Equipment
Ingredients
Beef & Marinade
- 400 g flank steak, trimmed of excess surface fat
- 15 ml light soy sauce
- 15 ml shaoxing wine
- 10 g cornstarch
- 2 g baking soda
- 15 ml water
- 15 ml neutral oil
Stir-Fry Aromatics & Vegetables
- 150 g green bell pepper, cut into 2cm squares
- 150 g red bell pepper, cut into 2cm squares
- 150 g yellow onion, cut into 2cm squares
- 15 g garlic, minced
- 10 g ginger, minced
Black Pepper Sauce
- 30 ml oyster sauce
- 15 ml light soy sauce
- 10 ml dark soy sauce
- 8 g black peppercorns, freshly and coarsely ground
- 10 g granulated sugar
- 60 ml beef stock
- 5 g cornstarch
Egg Fried Rice
- 600 g cooked jasmine rice, chilled day-old rice
- 3 large eggs, lightly beaten
- 40 g scallions, finely chopped, white and green parts separated
- 45 ml neutral oil
- 4 g kosher salt
- 5 ml toasted sesame oil
Nutrition (per serving)
Method
Using a chef's knife, slice the flank steak perpendicularly across the grain into 5mm thick slices. Immediately wash your hands, knife, and cutting board with hot soapy water to prevent cross-contamination from raw meat.
In a mixing bowl, combine the sliced beef with the light soy sauce, Shaoxing wine, cornstarch, baking soda, and water. Massage the marinade into the meat until the liquid is fully absorbed, then stir in the neutral oil to seal the mixture. Allow to rest at room temperature.
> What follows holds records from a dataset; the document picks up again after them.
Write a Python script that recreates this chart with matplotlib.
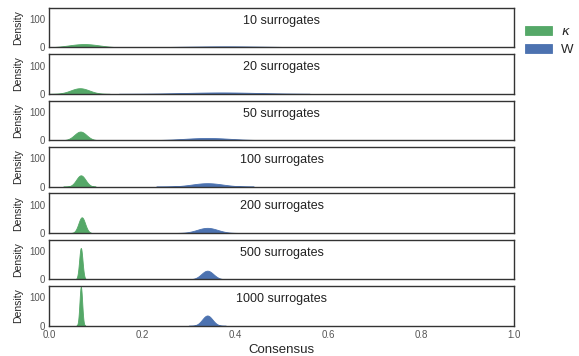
import numpy as np
import matplotlib
matplotlib.use("Agg")
import matplotlib.pyplot as plt
import seaborn as sns

sns.set_style("white")
plt.rcParams['font.family'] = ['Liberation Sans', 'DejaVu Sans']

# number of surrogates per row
n_surrogates = [10, 20, 50, 100, 200, 500, 1000]

# kappa consensus distribution: mean, spread, support
kappa_mean = [0.075, 0.066, 0.067, 0.068, 0.070, 0.068, 0.068]
kappa_sd = [0.033, 0.020, 0.013, 0.010, 0.0072, 0.0036, 0.0029]
kappa_lo = [0.00, 0.00, 0.02, 0.03, 0.045, 0.055, 0.058]
kappa_hi = [0.18, 0.13, 0.12, 0.10, 0.09, 0.082, 0.078]

# W consensus distribution: mean, spread, support
w_mean = [0.38, 0.37, 0.34, 0.34, 0.34, 0.34, 0.34]
w_sd = [0.10, 0.08, 0.05, 0.033, 0.022, 0.013, 0.0110]
w_lo = [0.14, 0.15, 0.19, 0.23, 0.26, 0.29, 0.30]
w_hi = [0.68, 0.56, 0.49, 0.44, 0.42, 0.39, 0.38]

green = "#55A868"
blue = "#4C72B0"


def density(x, mu, sd):
    return np.exp(-0.5 * ((x - mu) / sd) ** 2) / (sd * np.sqrt(2 * np.pi))


def main():
    fig, axes = plt.subplots(len(n_surrogates), 1, figsize=(5.79, 3.56), dpi=100, sharex=True)
    fig.subplots_adjust(left=0.085, right=0.888, top=0.978, bottom=0.085, hspace=0.17)

    for i, ax in enumerate(axes):
        xk = np.linspace(kappa_lo[i], kappa_hi[i], 300)
        xw = np.linspace(w_lo[i], w_hi[i], 300)
        ax.fill_between(xk, density(xk, kappa_mean[i], kappa_sd[i]), color=green, lw=0.6,
                        edgecolor=green, label=r'$\kappa$')
        ax.fill_between(xw, density(xw, w_mean[i], w_sd[i]), color=blue, lw=0.6,
                        edgecolor=blue, label='W')
        ax.set_xlim(0, 1)
        ax.set_ylim(0, 140)
        ax.set_yticks([0, 100])
        ax.tick_params(labelsize=7, labelcolor='#555555', length=0, pad=3)
        ax.set_ylabel('Density', fontsize=7.5, labelpad=4)
        for s in ax.spines.values():
            s.set_color('#333333')
            s.set_linewidth(1.0)
        ax.text(0.5, 0.67, '%d surrogates' % n_surrogates[i], transform=ax.transAxes,
                ha='center', va='center', fontsize=9, color='#222222')
        if i == 0:
            ax.legend(loc='center left', bbox_to_anchor=(1.024, 0.16), frameon=False,
                      fontsize=9.5, handlelength=2.05, handleheight=0.7, handletextpad=0.68,
                      borderaxespad=0, borderpad=0, labelspacing=0.45)

    axes[-1].set_xticks([0, 0.2, 0.4, 0.6, 0.8, 1.0])
    axes[-1].set_xticklabels(['0.0', '0.2', '0.4', '0.6', '0.8', '1.0'])
    axes[-1].set_xlabel('Consensus', fontsize=9.5, labelpad=3)

    plt.savefig('out.png', dpi=100)


if __name__ == '__main__':
    main()
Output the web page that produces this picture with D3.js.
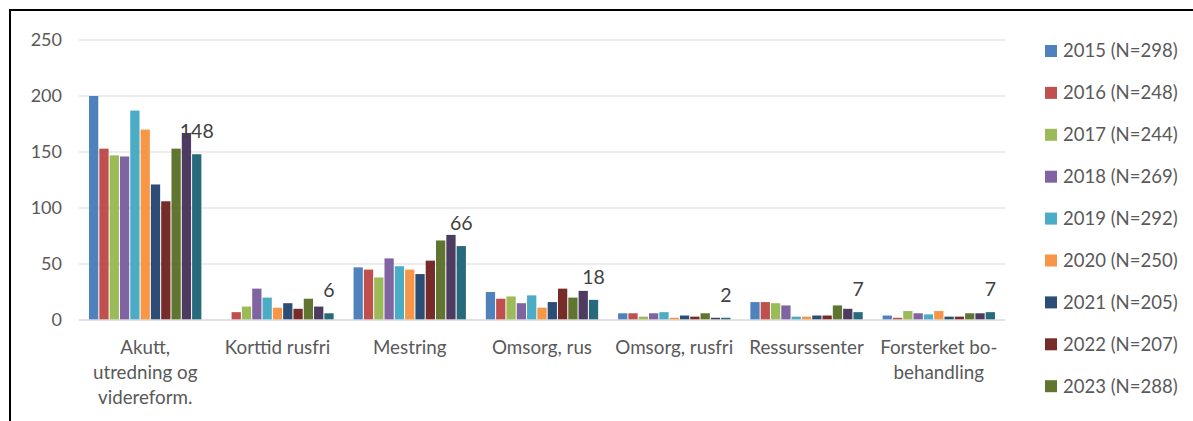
<!DOCTYPE html>
<html>
<head>
<meta charset="utf-8">
<script src="https://cdn.jsdelivr.net/npm/d3@7/dist/d3.min.js"></script>
<style>
  html, body { margin: 0; padding: 0; background: #fff; }
  svg { display: block; font-family: Lato, "Open Sans", sans-serif; }
</style>
</head>
<body>
<svg id="chart" width="1193" height="421"></svg>
<script>
const categories = [
  "Akutt,\nutredning og\nvidereform.",
  "Korttid rusfri",
  "Mestring",
  "Omsorg, rus",
  "Omsorg, rusfri",
  "Ressurssenter",
  "Forsterket bo-\nbehandling"
];
// legend entries visible in the picture (the last two series fall outside the frame)
const seriesNames = [
  "2015 (N=298)", "2016 (N=248)", "2017 (N=244)", "2018 (N=269)",
  "2019 (N=292)", "2020 (N=250)", "2021 (N=205)", "2022 (N=207)",
  "2023 (N=288)"
];
const colors = ["#4F81BD", "#C0504D", "#9BBB59", "#8064A2", "#4BACC6", "#F79646",
                "#2C4D75", "#772C2A", "#5F7530", "#4D3B62", "#276A7C"];
// values per series, one entry per category
const s2015 = [200, 0, 47, 25, 6, 16, 4];
const s2016 = [153, 7, 45, 19, 6, 16, 2];
const s2017 = [147, 12, 38, 21, 3, 15, 8];
const s2018 = [146, 28, 55, 15, 6, 13, 6];
const s2019 = [187, 20, 48, 22, 7, 3, 5];
const s2020 = [170, 11, 45, 11, 2, 3, 8];
const s2021 = [121, 15, 41, 16, 4, 4, 3];
const s2022 = [106, 10, 53, 28, 3, 4, 3];
const s2023 = [153, 19, 71, 20, 6, 13, 6];
const s2024 = [167, 12, 76, 26, 2, 10, 6];
const s2025 = [148, 6, 66, 18, 2, 7, 7];
const series = [s2015, s2016, s2017, s2018, s2019, s2020, s2021, s2022, s2023, s2024, s2025];
const yTicks = [0, 50, 100, 150, 200, 250];

const svg = d3.select("#chart");
const textColor = "#595959";

// frame
svg.append("rect").attr("x", 10).attr("y", 10).attr("width", 1300).attr("height", 600)
  .attr("fill", "none").attr("stroke", "#000").attr("stroke-width", 2);

const plot = { left: 79, right: 1005, top: 40, bottom: 320 };
const y = d3.scaleLinear().domain([0, 250]).range([plot.bottom, plot.top]);
const x0 = d3.scaleBand().domain(d3.range(categories.length)).range([plot.left, plot.right]).paddingInner(0.135).paddingOuter(0.068);
const x1 = d3.scaleBand().domain(d3.range(series.length)).range([0, x0.bandwidth()]).padding(0.1);

// gridlines
svg.append("g").selectAll("line").data(yTicks.filter(t => t > 0)).join("line")
  .attr("x1", plot.left).attr("x2", plot.right)
  .attr("y1", d => y(d)).attr("y2", d => y(d))
  .attr("stroke", "#D9D9D9").attr("stroke-width", 1.2);

// y axis labels
const yAxis = d3.axisLeft(y).tickValues(yTicks).tickSize(0).tickPadding(0);
const ya = svg.append("g").attr("transform", "translate(62,0)").call(yAxis);
ya.select(".domain").remove();
ya.selectAll("text").attr("fill", textColor).attr("font-size", 18).attr("font-family", "Lato, sans-serif");

// bars
const groups = svg.append("g").selectAll("g").data(series).join("g")
  .attr("fill", (d, i) => colors[i]);
groups.each(function (vals, si) {
  d3.select(this).selectAll("rect").data(vals).join("rect")
    .attr("x", (v, ci) => x0(ci) + x1(si))
    .attr("width", x1.bandwidth())
    .attr("y", v => y(v))
    .attr("height", v => y(0) - y(v));
});

// data labels for last series
const last = series.length - 1;
svg.append("g").selectAll("text").data(series[last]).join("text")
  .attr("x", (v, ci) => x0(ci) + x1(last) + x1.bandwidth() / 2)
  .attr("y", v => y(v) - 16)
  .attr("text-anchor", "middle")
  .attr("fill", "#404040").attr("font-size", 19.5)
  .text(v => v);

// x axis line
svg.append("line").attr("x1", plot.left).attr("x2", plot.right)
  .attr("y1", y(0)).attr("y2", y(0)).attr("stroke", "#D9D9D9").attr("stroke-width", 1.5);

// category labels
const xAxis = d3.axisBottom(x0).tickSize(0).tickFormat(() => "");
const xa = svg.append("g").attr("transform", `translate(0,${plot.bottom})`).call(xAxis);
xa.select(".domain").remove();
xa.selectAll(".tick").each(function (ci) {
  const lines = categories[ci].split("\n");
  const t = d3.select(this).append("text")
    .attr("fill", textColor).attr("font-size", 18.8).attr("text-anchor", "middle")
    .attr("font-family", "Lato, sans-serif");
  lines.forEach((ln, k) => {
    t.append("tspan").attr("x", 0).attr("y", 34 + k * 25).text(ln);
  });
});

// legend
const legend = svg.append("g").selectAll("g").data(seriesNames).join("g")
  .attr("transform", (d, i) => `translate(1045,${51 + i * 41.9})`);
legend.append("rect").attr("x", 0).attr("y", -6).attr("width", 12).attr("height", 12)
  .attr("fill", (d, i) => colors[i]);
legend.append("text").attr("x", 18).attr("y", 0).attr("dy", "0.35em")
  .attr("fill", textColor).attr("font-size", 18.5).text(d => d);
</script>
</body>
</html>
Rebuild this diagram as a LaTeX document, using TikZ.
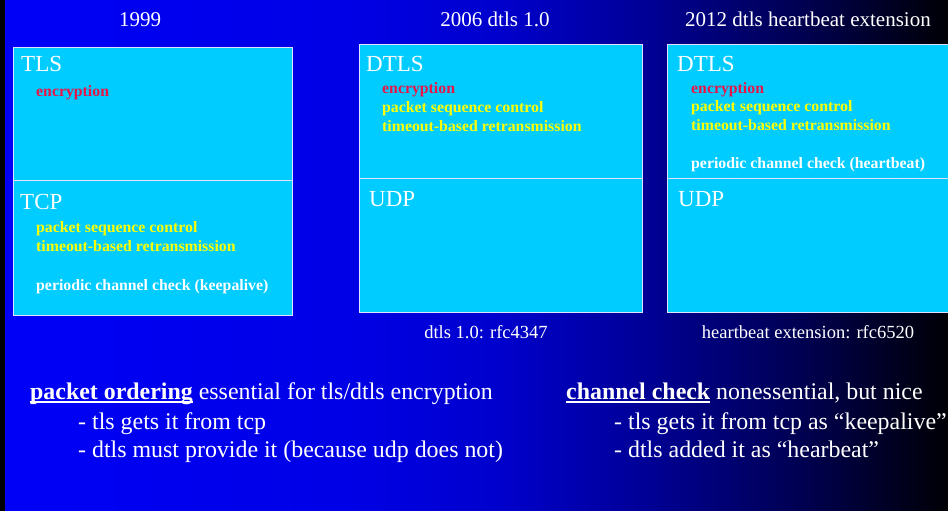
\documentclass[tikz,border=0pt]{standalone}
\usepackage{fontspec}
\setmainfont{Liberation Serif}
\definecolor{boxcyan}{RGB}{0,204,255}
\definecolor{featred}{RGB}{235,20,70}
\definecolor{featyellow}{RGB}{255,255,0}
\definecolor{boxline}{RGB}{225,225,255}
\pgfdeclarehorizontalshading{bgshade}{100bp}{rgb(0bp)=(0,0,0.97); rgb(25bp)=(0,0,0.97); rgb(43.5bp)=(0,0,0.9); rgb(51.4bp)=(0,0,0.8); rgb(59.3bp)=(0,0,0.58); rgb(67.2bp)=(0,0,0.32); rgb(75bp)=(0,0,0.02); rgb(100bp)=(0,0,0.02)}
\newcommand\ulbox[1]{\setbox0\hbox{#1}\rlap{\rule[-3.5pt]{\wd0}{1.8pt}}\box0\relax}
\tikzset{
  layerbox/.style={draw=boxline, line width=1pt, fill=boxcyan, inner sep=0pt, anchor=north west},
  title/.style={text=white, inner sep=0pt, anchor=base, font=\fontsize{21}{25}\selectfont},
  layer/.style={text=white, inner sep=0pt, anchor=base west, font=\fontsize{23}{27}\selectfont},
  feat/.style={inner sep=0pt, anchor=base west, font=\fontsize{15.8}{19}\selectfont\bfseries},
  redfeat/.style={feat, text=featred},
  yelfeat/.style={feat, text=featyellow},
  whitefeat/.style={feat, text=white},
  note/.style={text=white, inner sep=0pt, anchor=base, font=\fontsize{18.5}{22}\selectfont},
  body/.style={text=white, inner sep=0pt, anchor=base west, font=\fontsize{23.9}{28}\selectfont}
}
\begin{document}
\begin{tikzpicture}[x=1pt, y=-1pt]
\useasboundingbox (0,0) rectangle (948,511);
\clip (0,0) rectangle (948,511);
\fill[shading=bgshade] (0,0) rectangle (948,511);
\fill[black] (0,0) rectangle (5,511);

% titles
\node[title] (t1) at (140,27) {1999};
\node[title] (t2) at (495,27) {2006 dtls 1.0};
\node[title] (t3) at (808,27) {2012 dtls heartbeat extension};

% boxes 1999
\node[layerbox, minimum width=279pt, minimum height=133pt] (tlsbox) at (13,47) {};
\node[layerbox, minimum width=279pt, minimum height=135pt] (tcpbox) at (13,180) {};
% boxes 2006
\node[layerbox, minimum width=283pt, minimum height=134pt] (dtlsbox) at (359,44) {};
\node[layerbox, minimum width=283pt, minimum height=134pt] (udpbox) at (359,178) {};
% boxes 2012
\node[layerbox, minimum width=290pt, minimum height=134pt] (hbbox) at (667,44) {};
\node[layerbox, minimum width=290pt, minimum height=134pt] (udpboxb) at (667,178) {};

% 1999 texts
\node[layer] (tls) at (21,72) {TLS};
\node[redfeat] (enc1) at (36,96) {encryption};
\node[layer] (tcp) at (20,209) {TCP};
\node[yelfeat] (psc1) at (36,232) {packet sequence control};
\node[yelfeat] (tbr1) at (36,251) {timeout-based retransmission};
\node[whitefeat] (pcc1) at (36,290) {periodic channel check (keepalive)};

% 2006 texts
\node[layer] (dtls2) at (366,72) {DTLS};
\node[redfeat] (enc2) at (382,93) {encryption};
\node[yelfeat] (psc2) at (382,112) {packet sequence control};
\node[yelfeat] (tbr2) at (382,131) {timeout-based retransmission};
\node[layer] (udp2) at (369,206) {UDP};

% 2012 texts
\node[layer] (dtls3) at (677,71) {DTLS};
\node[redfeat] (enc3) at (691,93) {encryption};
\node[yelfeat] (psc3) at (691,111) {packet sequence control};
\node[yelfeat] (tbr3) at (691,130) {timeout-based retransmission};
\node[whitefeat] (pcc3) at (691,168) {periodic channel check (heartbeat)};
\node[layer] (udp3) at (678,206) {UDP};

% notes
\node[note] (n2) at (486,338) {dtls 1.0: rfc4347};
\node[note] (n3) at (808,338) {heartbeat extension: rfc6520};

% bottom text left
\node[body] (po) at (30,399) {\ulbox{\textbf{packet ordering}} essential for tls/dtls encryption};
\node[body] (po1) at (78,429) {- tls gets it from tcp};
\node[body] (po2) at (78,457) {- dtls must provide it (because udp does not)};

% bottom text right
\node[body] (cc) at (566,399) {\ulbox{\textbf{channel check}} nonessential, but nice};
\node[body] (cc1) at (614,429) {- tls gets it from tcp as “keepalive”};
\node[body] (cc2) at (614,457) {- dtls added it as “hearbeat”};
\end{tikzpicture}
\end{document}
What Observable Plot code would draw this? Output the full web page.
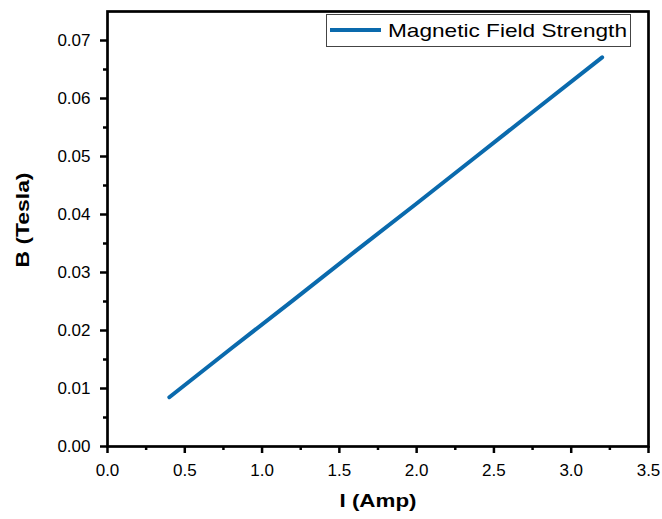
<!DOCTYPE html>
<html><head><meta charset="utf-8">
<script src="https://cdn.jsdelivr.net/npm/d3@7"></script>
<script src="https://cdn.jsdelivr.net/npm/@observablehq/plot@0.6"></script>
<style>
body{margin:0;background:#fff}
#chart{position:relative;width:662px;height:519px}
#legend{position:absolute;left:326px;top:14px}
</style>
</head><body><div id="chart"></div>
<script>
const current = [0.4, 0.8, 1.2, 1.6, 2.0, 2.4, 2.8, 3.2];
const field = [0.0085, 0.0169, 0.0252, 0.0336, 0.0419, 0.0503, 0.0587, 0.0671];
const xTicks = [0, 0.5, 1, 1.5, 2, 2.5, 3, 3.5];
const xMinor = [0.25, 0.75, 1.25, 1.75, 2.25, 2.75, 3.25];
const yTicks = [0, 0.01, 0.02, 0.03, 0.04, 0.05, 0.06, 0.07];
const yMinor = [0.005, 0.015, 0.025, 0.035, 0.045, 0.055, 0.065];
const seriesName = "Magnetic Field Strength";
const xTitle = "I (Amp)";
const yTitle = "B (Tesla)";
const lineColor = "#0a6aad";

const data = current.map((I, i) => ({I, B: field[i]}));

const chart = Plot.plot({
  width: 662, height: 519,
  marginLeft: 107, marginRight: 14, marginTop: 11, marginBottom: 73,
  style: {fontFamily: "'Liberation Sans', Arial, sans-serif", fontSize: "17px", color: "#000", background: "#fff"},
  x: {domain: [0, 3.5]},
  y: {domain: [0, 0.075]},
  marks: [
    Plot.axisX({ticks: xMinor, tickSize: 4, stroke: "#000", strokeWidth: 2.5, strokeOpacity: 1, tickFormat: () => "", label: null}),
    Plot.axisY({ticks: yMinor, tickSize: 4, stroke: "#000", strokeWidth: 2.5, strokeOpacity: 1, tickFormat: () => "", label: null}),
    Plot.axisX({ticks: xTicks, tickSize: 7, tickPadding: 10, stroke: "#000", strokeWidth: 2.5, strokeOpacity: 1, tickFormat: d3.format(".1f"),
      label: xTitle, labelAnchor: "center", labelOffset: 60, labelArrow: "none"}),
    Plot.axisY({ticks: yTicks, tickSize: 7, tickPadding: 10, stroke: "#000", strokeWidth: 2.5, strokeOpacity: 1, tickFormat: d3.format(".2f"),
      label: yTitle, labelAnchor: "center", labelOffset: 92, labelArrow: "none"}),
    Plot.line(data, {x: "I", y: "B", stroke: lineColor, strokeWidth: 4}),
    Plot.frame({stroke: "#000", strokeWidth: 2.7})
  ]
});
document.getElementById("chart").appendChild(chart);

// style axis titles
d3.select(chart).selectAll('g[aria-label="x-axis label"] text, g[aria-label="y-axis label"] text')
  .attr("font-weight", "bold").attr("font-size", "19px")
  .attr("textLength", function() { return this.parentNode.getAttribute("aria-label").startsWith("x") ? 77 : 95; })
  .attr("lengthAdjust", "spacingAndGlyphs");
d3.select(chart).select('g[aria-label="y-axis label"]')
  .attr("transform", function() { return "translate(0,-9) " + (this.getAttribute("transform") || ""); });

// legend
const leg = d3.select("#chart").append("svg").attr("id", "legend").attr("width", 306).attr("height", 34);
leg.append("rect").attr("x", 0.5).attr("y", 0.5).attr("width", 304).attr("height", 32)
  .attr("fill", "#fff").attr("stroke", "#444").attr("stroke-width", 1);
leg.append("line").attr("x1", 4).attr("x2", 55).attr("y1", 16).attr("y2", 16)
  .attr("stroke", lineColor).attr("stroke-width", 4);
leg.append("text").attr("x", 62).attr("y", 23).text(seriesName)
  .attr("font-family", "'Liberation Sans', Arial, sans-serif").attr("font-size", "19px")
  .attr("textLength", 239).attr("lengthAdjust", "spacingAndGlyphs");
</script>
</body></html>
In a small bowl, whisk together the oyster sauce, light soy sauce, dark soy sauce, coarsely ground black pepper, sugar, beef stock, and cornstarch. Set aside.
Preheat a carbon steel wok over high heat until it begins to smoke slightly, about 200°C/390°F. Add 15ml of neutral oil and swirl to coat the bottom.
Pour the beaten eggs into the hot wok. Stir rapidly with a spatula until just scrambled and lightly set, about 30 seconds. Remove the eggs to a clean plate.
Add another 15ml of neutral oil to the wok. Add the chilled day-old rice, pressing down with the back of the spatula to break up any clumps. Stir-fry vigorously until the rice is heated through.
Return the scrambled eggs to the wok with the rice. Add the salt, sesame oil, and the white parts of the scallions. Toss together, chopping the egg into smaller pieces with the spatula. Transfer the fried rice to a serving platter and cover loosely to keep warm.
Wipe the wok clean with a paper towel and place it back over high heat. Add the remaining 15ml of neutral oil. Spread the marinated beef in a single layer and sear without moving for 1 minute to develop a crust. Flip and cook until internal temperature reaches a safe minimum of 63°C/145°F. Remove the beef to a plate.
Using the residual oil in the wok, add the diced onions, green and red bell peppers, minced garlic, and ginger. Sauté vigorously until the vegetables are fragrant and brightly colored but still crisp.
Give the reserved black pepper sauce mixture a quick stir to lift any settled cornstarch, then pour it into the hot wok with the vegetables. Let it bubble and thicken.
Return the seared beef and any resting juices back to the wok. Toss everything together rapidly until the meat and vegetables are thoroughly coated in the thick, glossy black pepper sauce.
Plate the black pepper beef directly adjacent to the egg fried rice. Garnish with the reserved green parts of the scallions and serve immediately while piping hot.
Chef's Notes
- Velveting the beef with baking soda and cornstarch creates a protective barrier, keeping the meat incredibly tender and preventing moisture loss during the intense wok-sear.
- For the most authentic and vibrant flavor, dry-toast whole black peppercorns in a pan until fragrant, then grind them coarsely just before making the sauce.
- If your stove cannot maintain roaring high heat, cook the beef and vegetables in smaller batches. Overcrowding the wok drops the temperature, causing ingredients to steam rather than sear.
- Using day-old chilled rice is mandatory for fried rice because the retrogradation process hardens the starches, allowing each grain to separate perfectly without turning to mush in the wok.
Storage
Refrigerator: 3 days — Store the beef and fried rice in separate airtight containers to maintain optimum texture.
Freezer: 1 month — Rice freezes beautifully. The beef and peppers will lose crispness upon thawing but remain flavorful.
Reheating: Microwave on high with a damp paper towel over the dish, or pan-fry until piping hot throughout.